On the other hand, dietary supplements are actually very popular. People think: "I'll take it, it will not hurt me, but it can help." Therefore, many people take handfuls of supplements and spend a lot of money on it.They feel they do something for their health, and this is quite simple, because you just need to go to the pharmacy, buy pills and take them.

The decision to vaccinate is much more serious, because we have to go get stung. It's some kind of procedure. There's a qualification to this procedure. It is much more engaging, requires more time and commitment. I would absolutely not see a place for this kind of TV promotion.

I believe in education. People should be taught about public health by all possible means, including through all media. They need to know what immunity is, what viruses are, how vaccines work. Why do I get vaccinated, what will result from the vaccination, why will I have a headache after vaccination or will I have a fever?

No such information is provided. This is about building awareness and readiness for the vaccine. You can't make marketing videos about vaccinations. But you can create educational content that should be widely available.

In my opinion, there are no such information and consultation points in Poland, where the patient could call and consult there, whether to get vaccinated or not. At many vaccination points, there are only nurses, pharmacists or paramedics. For obvious reasons, they will not answer complex medical questions. We have a lot of people who are taking various medications; they are chronically ill. These people have doubts, often justified, about whether to get a shot or not. Such question cannot be answered at the vaccination point, since only doctors have the qualifications to answer them.


Some say the pandemic is coming to an end. In many Western European countries, in which the percentage of the vaccinated population is much higher, politicians consider abolishing the pandemic-related restrictions altogether. Do you think that the vaccination campaign in Poland has failed? What can be done to encourage the unvaccinated to get a jab?

It is never too late for education or promotion of care of your own health. Every day I see new patients who decide to get vaccinated. There are very few of them, but the fact that every day someone appears at the vaccination point means that the program to combat covid is not dead yet.

We have two goals. The first one is to vaccinate as many people at risk as possible with the third dose, because here we know that vaccination saves life and health. The second goal is to slowly but consistently encourage younger generations to vaccination. I believe that we also need to break out of the information bubble, according to which in Poland there is an anti-vaccination hatred everywhere, and people are negative about vaccination, and therefore it makes no sense to take any actions related to public health.

I don't agree with that. I take part in various training courses in workplaces, where we train several hundred people at one meeting.
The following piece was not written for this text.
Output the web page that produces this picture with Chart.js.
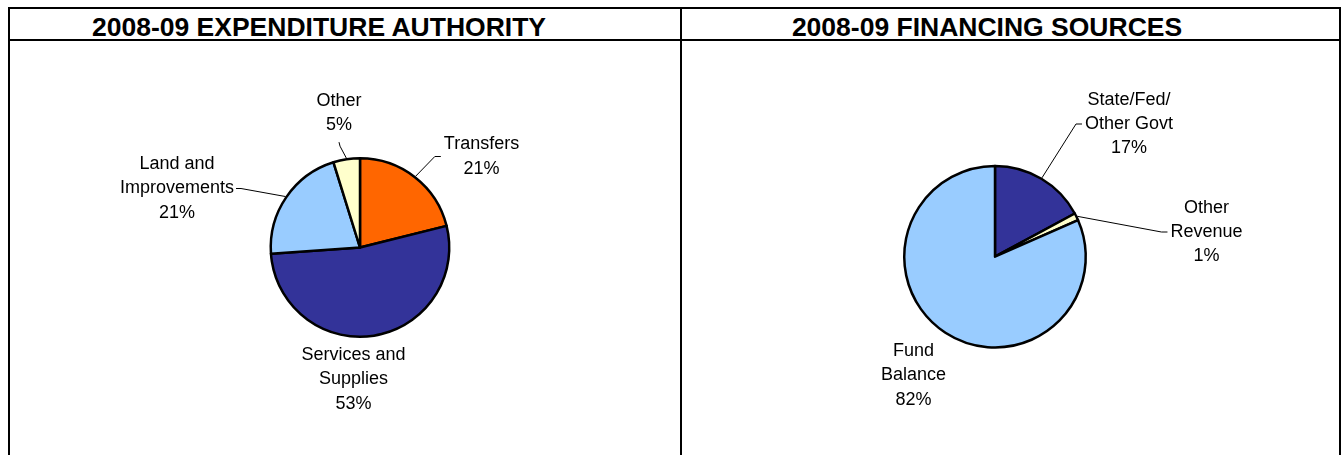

Among these people, there are still those who ask specific questions, for example: "if I had a food allergy, can I get vaccinated?”. If such people's doubts are met and dispelled, the chances are higher that a person decides to get a jab.

The same applies to the third dose. There are numerous people who had been vaccinated with two doses last Spring, and in the fall they nevertheless went down with COVID-19. Some of these people don't need to get the third dose now, it just needs to be recorded in the system that yes, they didn't take the third dose, but they have high levels of antibodies, so they do not to take another jab as soon as now.

There are a lot of such patients got over COVID-19 late 2021 even if they had previously been vaccinated. These people do not necessarily need to be vaccinated immediately with a third dose. They will be able to do this when their level of antibodies fall, so that those people are again exposed to a severe course of the disease.


The interview was conducted by Euractiv Poland, one of the IMMUNION partner.